Senator Frum: Picking the Right College
At age 24, Linda Frum wrote The Guide to Canadian Universities. Now, 23 years later her own children are ready to head to college. In an interview with Macleans, she talks about her book and the state of higher education.
Q: You suggest students ask a series of questions—do you want a big school or a small school, a big town or a small town, a prestigious school, an intellectual school? One of my favourites—and I immediately sat down with my daughter and said, “You have to think about this”—was how important is beauty to you?
A: I’m a firm believer that our environment affects our mood and our psyche, and if you are in a beautiful old library that has stacks of books, and the chairs are made of soft leather, and you’re physically comfortable, that produces one kind of learning environment. Versus being in a portable, ugly structure that was thrown up with very little regard to aesthetics. There was this period where growth in universities coincided with terrible, austere, inhumane architecture.
Q: You called York University “ugly, impersonal, bleak, isolated and depressing.”
A: I was there recently, and they have tried very hard to change that. Actually, they’ve put up some quite wonderful buildings.
Q: Twenty years ago you outlined what was wrong with our university system. Your observations were all pretty?.?.?.
A: Harsh?
Q: No, relevant, still. Your first: “Universities don’t need more money, they need less.”
A: Then I felt that there was a watering down of the value by making university education accessible to everybody. If you’re going to do that, you need a massive infusion of money, which is exactly what happened. It’s extraordinary to see how successful U of T has been, McGill, Waterloo. If you said then that U of T could mount a $1-billion fundraising campaign, I don’t think anyone would have believed it.
Q: What changed?
A: People recognize that if we aspire to compete with the best schools in the States—as we do—then we have to play by the same rules, and the rules are that successful alumni have to contribute to help perpetuate their schools.
Q: America has a few superb schools and then mediocre schools, whereas Canada has a broad base of very good to excellent schools. What’s the trade-off between the States vs. Canada? Are your own kids looking south?
A: They are looking south, and the rule in this house is very clear. I agree: only a very small number of U.S. schools are superlative compared to what you can get in Canada. I don’t understand why a parent should spend 10 times more on an equal product. So it has to be a different product.
Q: That’s a rule?
A: The rule is—and we play this game all the time—“Is the school better than Queen’s?” Because Queen’s is the top, so then we play, “Is Swarthmore better than Queen’s?”

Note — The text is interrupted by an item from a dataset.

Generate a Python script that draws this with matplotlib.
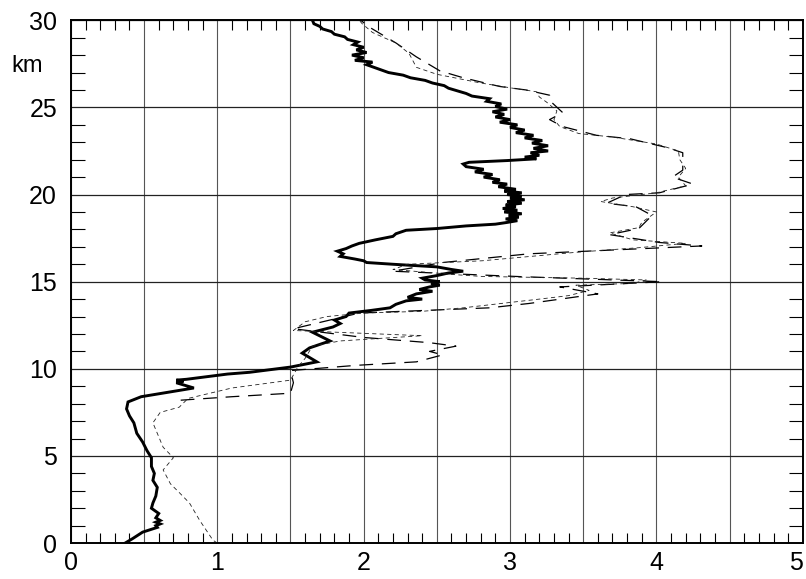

Q: Raise tuition was another of your fixes. Voila, tuition has gone way up.
A: I still believe that our tuition is a bargain and it’s too low. If tuition is about $5,000, the true cost of educating a single student must be at least triple that.
Q: You recommended introducing a compulsory first-year curriculum.
A: I still think it’s a great ideal, but maybe for a different time, maybe for a different world. My fear was that we were going to lose our respect and our appreciation of the liberal arts. That seems to be happening. And I don’t know if there’s any way to stop that, because India and China are looming over us, and Brazil, and if kids are preoccupied with keeping up with their global competitors, it’s hard to say, “No, no, no, you’ve really gotta read Plato before you start thinking how to be a better engineer.”
Q: Last one: “Raise entrance standards.”
A: Well, again, a lost cause. As a society we have decided that a university degree is the new high school degree: it’s something that everybody must have. And so having invested all this money into creating institutions to make sure everybody gets their degree, you can’t raise entrance standards. In 1965, five per cent of Ontarians had an average of 80 per cent and above, and now it’s 50 per cent. There’s no point raising entrance standards; the grades just follow.